In this article you will going to learn about public and private hosted zone in AWS. There are two main types of hosted zones in Route 53:

1. Public Hosted Zones

  • Visible to the internet: These zones are accessible publicly, meaning anyone on the internet can query DNS records from them.
  • When to use: Perfect for websites or applications that should be available to users across the globe.
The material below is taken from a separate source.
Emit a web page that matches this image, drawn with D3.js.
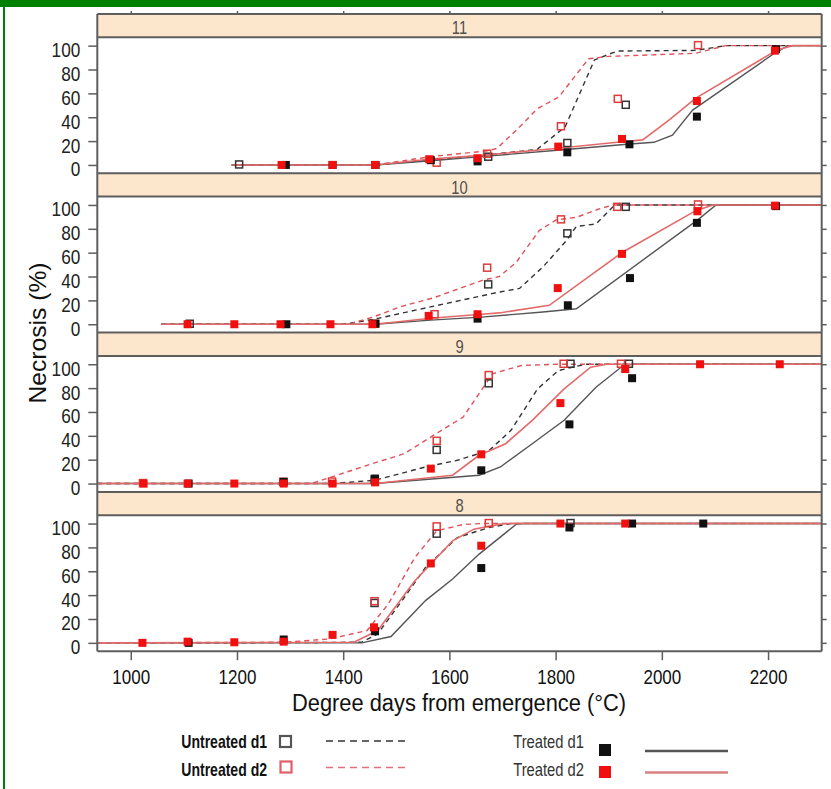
<!DOCTYPE html>
<html><head><meta charset="utf-8">
<script src="https://cdn.jsdelivr.net/npm/d3@7"></script>
<style>body{margin:0;background:#fff}svg{display:block}</style>
</head><body><svg id="c" width="831" height="789"></svg>
<script>
// ---- data ----
const panels = ["11", "10", "9", "8"];
const xTicks = [1000, 1200, 1400, 1600, 1800, 2000, 2200];
const yTicks = [0, 20, 40, 60, 80, 100];
const seriesNames = ["Untreated d1", "Untreated d2", "Treated d1", "Treated d2"];

// observations [degree days, necrosis %]
const p11_u1 = [[1205,0],[1674,6.5],[1823,18],[1933,50]];
const p11_u2 = [[1577,1.5],[1672,9],[1811,32],[1918,55],[2069,100]];
const p11_t1 = [[1292,0],[1380,0],[1461,0],[1565,4],[1653,3],[1822,10.6],[1939,17.3],[2066,40.5],[2215,97]];
const p11_t2 = [[1284,0],[1380,0],[1460,0],[1562,4.8],[1653,5.6],[1805,15.4],[1925,21.8],[2066,53.6],[2213,95.8]];

const p10_u1 = [[1112,0],[1674,33],[1823,75.8],[1933,98]];
const p10_u2 = [[1460,0],[1573,8],[1672,47],[1811,87.5],[1917,98],[2069,100]];
const p10_t1 = [[1293,0],[1461,0.5],[1653,4.7],[1823,15.9],[1940,38.7],[2066,85],[2215,99]];
const p10_t2 = [[1107,0],[1195,0],[1282,0],[1376,0],[1455,0],[1561,7],[1653,8.4],[1804,30.3],[1925,59],[2067,94.7],[2213,99.4]];

const p9_u1 = [[1460,3],[1577,27.8],[1675,83.6],[1829,100],[1939,100]];
const p9_u2 = [[1024,0],[1288,1],[1380,1.3],[1577,35.4],[1675,90.5],[1816,100],[1924,100]];
const p9_t1 = [[1109,0],[1288,1.5],[1460,4.2],[1660,11.1],[1826,49.6],[1944,88.3]];
const p9_t2 = [[1024,0],[1107,0],[1195,0],[1288,0],[1380,0],[1460,1],[1565,12.5],[1660,24.5],[1809,67.4],[1931,96],[2072,100],[2222,100]];

const p8_u1 = [[1460,33],[1577,91.1],[1829,100]];
const p8_u2 = [[1460,34.5],[1577,97.2],[1675,100]];
const p8_t1 = [[1109,0],[1288,2.8],[1460,9.7],[1660,62.7],[1826,96.7],[1944,100],[2078,100]];
const p8_t2 = [[1022,0],[1107,1],[1195,0.5],[1288,1],[1380,6.7],[1458,13],[1565,66.6],[1660,81.4],[1809,100],[1931,100]];

// fitted curves [degree days, necrosis %]
const p11_u1Fit = [[1190,0],[1460,0],[1565,4],[1660,8],[1765,13],[1818,32],[1873,88],[1907,94],[1920,95.5],[2064,96],[2120,100],[2300,100]];
const p11_u2Fit = [[1190,0],[1460,0],[1565,7],[1675,12],[1690,14],[1735,33],[1765,47],[1806,57],[1862,89],[1900,91],[2064,93.6],[2120,100],[2300,100]];
const p11_t1Fit = [[1190,0],[1460,0],[1565,3.5],[1660,7],[1820,13],[1940,17.5],[1985,19],[2020,25],[2058,46],[2212,93.6],[2234,99.2],[2245,100],[2300,100]];
const p11_t2Fit = [[1190,0],[1460,0],[1565,5],[1660,8],[1805,14],[1925,19.5],[1964,21],[2014,37.7],[2064,56],[2217,96.4],[2246,100],[2300,100]];

const p10_u1Fit = [[1057,0],[1400,0],[1456,4],[1569,15],[1694,27],[1732,30],[1776,48],[1820,70],[1839,82],[1876,84],[1907,98],[1915,100],[2300,100]];
const p10_u2Fit = [[1057,0],[1410,0],[1456,6],[1510,15],[1569,22],[1663,37],[1694,40],[1726,52],[1769,78.5],[1801,87.5],[1839,89.6],[1882,96.7],[1908,100],[2300,100]];
const p10_t1Fit = [[1057,0],[1460,0],[1565,3.5],[1660,6],[1776,10.3],[1839,13],[2070,88.3],[2102,100],[2300,100]];
const p10_t2Fit = [[1057,0],[1460,0],[1565,5],[1660,8.4],[1694,9.5],[1788,15.9],[1926,60.4],[2064,95.2],[2096,100],[2300,100]];

const p9_u1Fit = [[937,0],[1380,0],[1460,2.8],[1555,13.9],[1615,19.5],[1675,27.8],[1716,44.6],[1766,79.4],[1805,94.7],[1856,100],[2300,100]];
const p9_u2Fit = [[937,0],[1340,0],[1455,16.7],[1515,25],[1585,44.6],[1626,55.7],[1681,92],[1736,99],[1805,100],[2300,100]];
const p9_t1Fit = [[937,0],[1460,0],[1656,7],[1696,13.9],[1756,33.4],[1816,53],[1876,80.8],[1926,98.5],[1946,100],[2300,100]];
const p9_t2Fit = [[937,0],[1460,0],[1606,7],[1656,23.7],[1706,33.4],[1756,53],[1816,79.4],[1866,97.5],[1896,100],[2300,100]];

const p8_u1Fit = [[937,0],[1155,0],[1435,0.5],[1465,7.5],[1515,38],[1555,63.2],[1615,88.3],[1675,96.7],[1716,100],[2300,100]];
const p8_u2Fit = [[937,0],[1290,0.5],[1374,3.3],[1445,10.3],[1485,32.6],[1535,71.6],[1576,93.9],[1626,99.2],[1660,100],[2300,100]];
const p8_t1Fit = [[937,0],[1435,0],[1490,5.3],[1555,35.4],[1606,53.5],[1656,74.4],[1726,99.5],[1740,100],[2300,100]];
const p8_t2Fit = [[937,0],[1420,0.5],[1465,10.3],[1535,52],[1606,85.5],[1646,95.3],[1696,99.5],[1710,100],[2300,100]];

// table built from arrays
const obsTable = {
  "11": [p11_u1, p11_u2, p11_t1, p11_t2],
  "10": [p10_u1, p10_u2, p10_t1, p10_t2],
  "9":  [p9_u1, p9_u2, p9_t1, p9_t2],
  "8":  [p8_u1, p8_u2, p8_t1, p8_t2]
};
const fitTable = {
  "11": [p11_u1Fit, p11_u2Fit, p11_t1Fit, p11_t2Fit],
  "10": [p10_u1Fit, p10_u2Fit, p10_t1Fit, p10_t2Fit],
  "9":  [p9_u1Fit, p9_u2Fit, p9_t1Fit, p9_t2Fit],
  "8":  [p8_u1Fit, p8_u2Fit, p8_t1Fit, p8_t2Fit]
};

// ---- styles ----
const FONT = "'Liberation Sans',Arial,sans-serif";
const NARROW = 0.82;
function narrow(sel, s) {
  sel.each(function () {
    const t = d3.select(this);
    const xx = +t.attr("x") || 0;
    t.attr("transform", `translate(${xx},0) scale(${s},1) translate(${-xx},0)`);
  });
}
const lineStyle = [
  {stroke:"#333", dash:"5,4", w:1.4},
  {stroke:"#e2505a", dash:"5,4", w:1.4},
  {stroke:"#555", dash:null, w:1.4},
  {stroke:"#e36a6a", dash:null, w:1.6}
];
const markStyle = [
  {fill:"none", stroke:"#333"},
  {fill:"none", stroke:"#e03a3a"},
  {fill:"#111", stroke:"none"},
  {fill:"#f01010", stroke:"none"}
];

const svg = d3.select("#c");
svg.append("rect").attr("width",831).attr("height",789).attr("fill","#fff");
svg.append("rect").attr("x",0).attr("y",0).attr("width",831).attr("height",7).attr("fill","#008000");
svg.append("rect").attr("x",3).attr("y",0).attr("width",2).attr("height",789).attr("fill","#008000");

const L = 97.3, R = 821.7, TOP = 14, STRIP = 23.3, PANEL = 136, BLOCK = STRIP + PANEL;
const x = d3.scaleLinear().domain([937, 2301]).range([L, R]);
const frameColor = "#5e5e5e";

const line = (y) => d3.line().x(d => x(d[0])).y(d => y(d[1]));

panels.forEach((p, i) => {
  const sTop = TOP + i * BLOCK;
  const pTop = sTop + STRIP;
  const pBot = pTop + PANEL;
  const y = d3.scaleLinear().domain([-7, 107]).range([pBot, pTop]);

  // strip
  svg.append("rect").attr("x", L).attr("y", sTop).attr("width", R - L).attr("height", STRIP)
    .attr("fill", "#fde7cc");
  svg.append("text").attr("x", (L + R) / 2).attr("y", sTop + 20.5).attr("text-anchor", "middle")
    .attr("font-family", FONT).attr("font-size", 18).attr("fill", "#505050").text(p)
    .call(narrow, NARROW);

  const g = svg.append("g");
  const clipId = "clip" + i;
  svg.append("clipPath").attr("id", clipId).append("rect")
    .attr("x", L).attr("y", pTop).attr("width", R - L).attr("height", PANEL);
  const gc = g.append("g").attr("clip-path", `url(#${clipId})`);

  // fitted lines
  fitTable[p].forEach((arr, k) => {
    const st = lineStyle[k];
    gc.append("path").datum(arr).attr("d", line(y)).attr("fill", "none")
      .attr("stroke", st.stroke).attr("stroke-width", st.w)
      .attr("stroke-dasharray", st.dash);
  });
  // observations
  const S = 8;
  obsTable[p].forEach((arr, k) => {
    const ms = markStyle[k];
    gc.selectAll(null).data(arr).enter().append("rect")
      .attr("x", d => x(d[0]) - S / 2).attr("y", d => y(d[1]) - S / 2)
      .attr("width", k < 2 ? S - 1 : S).attr("height", k < 2 ? S - 1 : S)
      .attr("fill", ms.fill).attr("stroke", ms.stroke).attr("stroke-width", 1.5);
  });

  // axes
  const ya = svg.append("g").attr("transform", `translate(${L},0)`)
    .call(d3.axisLeft(y).tickValues(yTicks).tickSize(9).tickPadding(8));
  ya.select(".domain").remove();
  ya.selectAll("line").attr("stroke", frameColor).attr("stroke-width", 1.5);
  ya.selectAll("text").attr("font-family", FONT).attr("font-size", 21).attr("fill", "#222").attr("dy", "0.52em")
    .call(narrow, NARROW);
  const yr = svg.append("g").attr("transform", `translate(${R},0)`)
    .call(d3.axisRight(y).tickValues(yTicks).tickSize(5).tickFormat(""));
  yr.select(".domain").remove();
  yr.selectAll("line").attr("stroke", frameColor).attr("stroke-width", 1.5);

  // frame lines
  [sTop, pTop].forEach(yy => svg.append("line").attr("x1", L).attr("x2", R).attr("y1", yy).attr("y2", yy)
    .attr("stroke", frameColor).attr("stroke-width", 2));
});

const bottom = TOP + 4 * BLOCK;
svg.append("line").attr("x1", L).attr("x2", R).attr("y1", bottom).attr("y2", bottom).attr("stroke", frameColor).attr("stroke-width", 2);
svg.append("line").attr("x1", L).attr("x2", L).attr("y1", TOP).attr("y2", bottom).attr("stroke", frameColor).attr("stroke-width", 2);
svg.append("line").attr("x1", R).attr("x2", R).attr("y1", TOP).attr("y2", bottom).attr("stroke", frameColor).attr("stroke-width", 2);

const xb = svg.append("g").attr("transform", `translate(0,${bottom})`)
  .call(d3.axisBottom(x).tickValues(xTicks).tickSize(9).tickPadding(10).tickFormat(d3.format("d")));
xb.select(".domain").remove();
xb.selectAll("line").attr("stroke", frameColor).attr("stroke-width", 1.5);
xb.selectAll("text").attr("font-family", FONT).attr("font-size", 20).attr("fill", "#111")
  .call(narrow, 0.85);
const xt = svg.append("g").attr("transform", `translate(0,${TOP})`)
  .call(d3.axisTop(x).tickValues(xTicks).tickSize(3).tickFormat(""));
xt.select(".domain").remove();
xt.selectAll("line").attr("stroke", frameColor).attr("stroke-width", 1.5);

// axis titles
svg.append("text").attr("x", 459).attr("y", 711).attr("text-anchor", "middle")
  .attr("font-family", FONT).attr("font-size", 23).attr("fill", "#111")
  .attr("textLength", 334).attr("lengthAdjust", "spacingAndGlyphs")
  .text("Degree days from emergence (°C)");
svg.append("text").attr("transform", "translate(46,333) rotate(-90)").attr("text-anchor", "middle")
  .attr("font-family", FONT).attr("font-size", 24).attr("fill", "#111")
  .attr("textLength", 141).attr("lengthAdjust", "spacingAndGlyphs").text("Necrosis (%)");

// legend
const lg = svg.append("g");
const legendRows = [
  {name: seriesNames[0], k: 0, tx: 267, ty: 748, mx: 285.5, my: 741.5, lx1: 326, lx2: 409, ly: 741, bold: true},
  {name: seriesNames[1], k: 1, tx: 267, ty: 776, mx: 286, my: 767, lx1: 326, lx2: 409, ly: 767.5, bold: true},
  {name: seriesNames[2], k: 2, tx: 584, ty: 748, mx: 605, my: 750, lx1: 645, lx2: 728, ly: 751, bold: false},
  {name: seriesNames[3], k: 3, tx: 584, ty: 776, mx: 605, my: 772, lx1: 645, lx2: 728, ly: 772.5, bold: false}
];
legendRows.forEach(r => {
  lg.append("text").attr("x", r.tx).attr("y", r.ty).attr("text-anchor", "end")
    .attr("font-family", FONT).attr("font-size", 18).attr("font-weight", r.bold ? "bold" : "normal")
    .attr("fill", r.bold ? "#111" : "#333").text(r.name)
    .call(narrow, r.bold ? 0.78 : 0.82);
  const ms = markStyle[r.k];
  const sz = r.k < 2 ? 11 : 12;
  lg.append("rect").attr("x", r.mx - sz / 2).attr("y", r.my - sz / 2).attr("width", sz).attr("height", sz)
    .attr("fill", ms.fill).attr("stroke", r.k === 0 ? "#555" : ms.stroke === "none" ? "none" : "#e0606a")
    .attr("stroke-width", 2.2);
  const st = lineStyle[r.k];
  lg.append("line").attr("x1", r.lx1).attr("x2", r.lx2).attr("y1", r.ly).attr("y2", r.ly)
    .attr("stroke", r.k === 1 ? "#e0707a" : r.k === 3 ? "#d98080" : st.stroke)
    .attr("stroke-width", r.k < 2 ? 1.6 : 2.5)
    .attr("stroke-dasharray", r.k < 2 ? "7,5" : null);
});
</script></body></html>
For example, if you want people to access www.example.com, you’d use a public hosted zone to point it to your EC2 instance or Load Balancer.
  • How it works: DNS records inside a public zone are resolvable globally, making your resources reachable over the internet.
  • Public Hosted Zone Diagram

2. Private Hosted Zones

  • Restricted access: These are only accessible within your private AWS Virtual Private Cloud (VPC).
  • When to use: Ideal for internal services that shouldn't be exposed to the public internet — like internal tools, APIs, or databases used only by your team or applications inside AWS.
  • How it works: Only resources within your VPC can resolve these DNS records, providing a layer of privacy and security.
  • Public Hosted Zone Diagram

Key Differences at a Glance

  • Public Hosted Zone: Used for public domains accessible over the internet.
  • Private Hosted Zone: Used for internal domains accessible only within your AWS VPC(s).

Examples

  • Public: You want www.example.com to point to your public-facing EC2 instance that hosts your website.
  • Private: You want internal.example.com to resolve to an EC2 instance that runs a private dashboard only your team can access.

Understanding the difference between public and private hosted zones can help you design secure, scalable, and efficient network architectures in AWS.